All the kids were in the Mom van for the ride to school except one. We waited for several minutes for the missing child to appear...when he did, he said he couldn't find his backpack. I rolled down the window and told him it was in the dining room. After several more minutes, he returned to the door and said he couldn't find his backpack. (Uh, yeah, that's what you were supposed to be looking for, right?) I jumped out of the car muttering something that sounded like a request for divine intervention and escorted said child on a search of the house. Nope, no backpack in the dining room. Hence the following discussion.
Mom: You must have moved it...did you take it upstairs?
Son: NO!!! I looked there and it's GONE!!
Mom (practicing deep, calming breaths): Well, let's look together.
Son: It's not there!!! I told you!!! Someone stole it!!
Mom: Really? What's that big backpack shaped thing on the floor of your room?
Son: Oh.
Mom (silently screaming in her head): AHHHHHHHH!!!!!!!
This morning wasn't much better. My youngest couldn't find his shoes.
Son: Somebody maybe stole them, Mom!
Mom (sighing): Yes, I've heard there's a ring of smelly sneaker thieves on the rampage in our community...but just in case, why don't you look in the basement where you were playing videogames last night?
Son: I look already!!! They not there!!! I tole you, somebody stole them!!!
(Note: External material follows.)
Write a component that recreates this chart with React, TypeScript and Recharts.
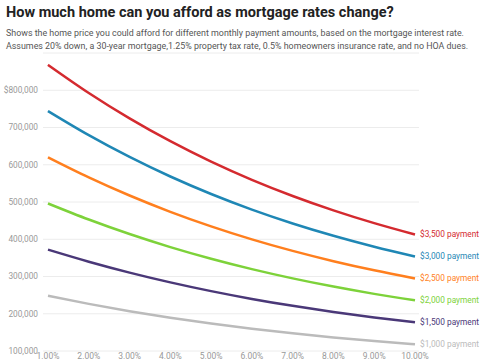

Mom (again with the calming breaths): Let's look together...hmmm, what are those next to the Wii?
Son: Oh.
Mom (silently screaming in her head): AARRGGHHHHHHHH!!!!!!!
I am woman. Hear me roar. I have a uterus, also known as a locator device for all things lost...just ask my kids. I am resolved to be a kinder, gentler, more patient mom in 2011...but my tongue sure hurts from biting it.